Binotti, Jo Ann; Hamilton-Gunkel, Jo Anne; Sipple, Dorothy
This action research project focused on causes for reading deficiencies of the targeted eighth grade students and how those deficiencies affect students' achievement in language arts, science, and mathematics. The targeted population consisted of 30 eighth grade students in a middle-class community located in a suburban area of a large Midwestern city. The problem of declining reading performance, and its impact on content area subjects, was evidenced by a decline in reading scores on the State Standards Achievement Test, a survey of targeted students, and an interview of students by the teacher researchers. Primary causes were identified as the lack of students' ability to identify and define unfamiliar words and a reading rate that fell short of eighth grade academic demands. Secondary causes were a lack of student practice and poor motivation as it pertains to reading. An intervention strategy was devised.
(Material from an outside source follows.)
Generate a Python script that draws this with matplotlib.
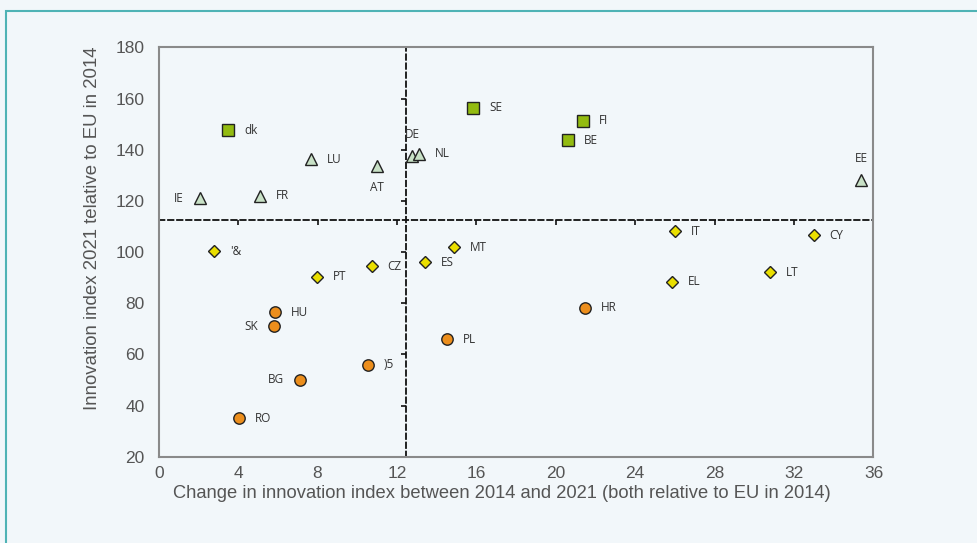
import matplotlib
matplotlib.use("Agg")
import matplotlib.pyplot as plt
from matplotlib.patches import Rectangle

# ---- data ----
sq_labels = ["dk", "SE", "FI", "BE"]
sq_x = [3.50, 15.84, 21.35, 20.63]
sq_y = [147.6, 156.5, 151.4, 143.8]

tri_labels = ["IE", "FR", "LU", "AT", "DE", "NL", "EE"]
tri_x = [2.08, 5.10, 7.65, 10.98, 12.77, 13.12, 35.38]
tri_y = [121.0, 122.1, 136.4, 133.7, 137.6, 138.4, 128.2]

dia_labels = ["'&", "PT", "CZ", "ES", "MT", "IT", "CY", "LT", "EL"]
dia_x = [2.78, 7.97, 10.72, 13.39, 14.87, 26.01, 32.98, 30.78, 25.83]
dia_y = [100.4, 90.3, 94.4, 96.1, 101.9, 108.2, 106.6, 92.2, 88.4]

cir_labels = ["HU", "SK", ")5", "BG", "RO", "PL", "HR"]
cir_x = [5.84, 5.79, 10.54, 7.13, 4.03, 14.52, 21.45]
cir_y = [76.4, 71.0, 56.0, 50.1, 35.1, 66.0, 78.3]

# label placement: r=right, l=left, a=above, b=below
label_pos = {"IE": "l", "SK": "l", "BG": "l", "AT": "b", "DE": "a", "EE": "a"}

x_cross = 12.47
y_cross = 112.7
x_ticks = list(range(0, 37, 4))
y_ticks = list(range(20, 181, 20))

x_label = "Change in innovation index between 2014 and 2021 (both relative to EU in 2014)"
y_label = "Innovation index 2021 telative to EU in 2014"

BG = "#f2f7fa"
plt.rcParams["font.family"] = ["Liberation Sans", "DejaVu Sans"]

fig = plt.figure(figsize=(9.78, 5.43), dpi=100, facecolor=BG)
frame = Rectangle((6.5 / 978, 0 - 0.05), 1.2, (543 - 10.5) / 543 + 0.05,
                  transform=fig.transFigure, fill=False, edgecolor="#4fb3b5",
                  linewidth=1.5, clip_on=False)
fig.patches.append(frame)

ax = fig.add_axes([158.7 / 978, 86.3 / 543, (873.5 - 158.7) / 978, (456.7 - 47.5) / 543])
ax.set_facecolor(BG)
ax.set_xlim(0, 36)
ax.set_ylim(20, 180)
ax.set_xticks(x_ticks)
ax.set_yticks(y_ticks)
ax.tick_params(length=0, labelsize=12.5, labelcolor="#555555")
ax.tick_params(axis="x", pad=7)
ax.tick_params(axis="y", pad=10)
for s in ax.spines.values():
    s.set_color("#8a8a8a")
    s.set_linewidth(1.5)

fig.text(502 / 978, 1 - 493 / 543, x_label, ha="center", va="center",
         fontsize=13.2, color="#555555")
fig.text(93 / 978, 1 - 228 / 543, y_label, rotation=90, ha="center", va="center",
         fontsize=13.4, color="#555555")

# crossing axes (dashed) with tick marks
dash = (0, (3.0, 2.0))
sy = ax.secondary_yaxis(x_cross / 36)
sy.set_alignment("left")
sy.set_yticks(y_ticks)
sy.set_yticklabels([])
sy.tick_params(length=3.5, width=1.2, color="#111111", direction="out")
sx = ax.secondary_xaxis((y_cross - 20) / 160)
sx.set_alignment("bottom")
sx.set_xticks(x_ticks)
sx.set_xticklabels([])
sx.tick_params(length=3.5, width=1.2, color="#111111", direction="out")
for sec in (sx, sy):
    for s in sec.spines.values():
        s.set_linestyle(dash)
        s.set_color("#111111")
        s.set_linewidth(1.3)

groups = [
    (sq_x, sq_y, sq_labels, "s", 8.0, "#93bb10"),
    (tri_x, tri_y, tri_labels, "^", 8.6, "#c8e1c6"),
    (dia_x, dia_y, dia_labels, "D", 5.7, "#eadf00"),
    (cir_x, cir_y, cir_labels, "o", 8.2, "#ec8e1c"),
]
for xs, ys, labs, mk, ms, col in groups:
    ax.plot(xs, ys, linestyle="none", marker=mk, markersize=ms,
            markerfacecolor=col, markeredgecolor="#222222", markeredgewidth=1.0,
            zorder=3, clip_on=False)
    for x, y, lab in zip(xs, ys, labs):
        p = label_pos.get(lab, "r")
        if p == "r":
            off, ha, va = (16, 0), "left", "center"
        elif p == "l":
            off, ha, va = (-16, 0), "right", "center"
        elif p == "a":
            off, ha, va = (0, 21), "center", "center"
        else:
            off, ha, va = (0, -22), "center", "center"
        ax.annotate(lab, (x, y), xytext=off, textcoords="offset pixels",
                    ha=ha, va=va, fontsize=8.5, color="#333333",
                    family=["Open Sans", "DejaVu Sans"], zorder=4)

fig.savefig("out.png", dpi=100, facecolor=BG)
The plan involved the teacher researchers in the subjects of language arts, science, and mathematics. The intervention strategies devised to address the word-recognition issue were as follows: introduce new vocabulary; and to teach strategies which use contextual clues to define the meaning of unfamiliar words. The intervention strategies devised to improve reading rate and comprehension were as follows: (1) provide students with practice; (2) teach strategies for determining and rewording definitions of unfamiliar words in factual readings; (3) administer timed reading quizzes in both science and mathematics; (4) administer follow-up comprehension checks after science and mathematics quizzes; (5) encourage outside reading to improve both vocabulary and reading rate; and (6) model good reading methodology. Post-intervention data indicated that students had learned and were now using strategies to define unknown words in context. This strategy, when practiced, positively impacted student comprehension, particularly in the content areas of mathematics and science. However, because the time frame was short, a measurable increase in the reading rate was not noted. (Contains 46 references, a table, and 20 figures of data. Appendixes contain survey instruments and numerous vocabulary and comprehension tests.) (RS)
Publication Type: Dissertations/Theses
Education Level: N/A
Authoring Institution: N/A
Note: Master of Arts Action Research Project, Saint Xavier University and IRI/SkyLight Professional Development.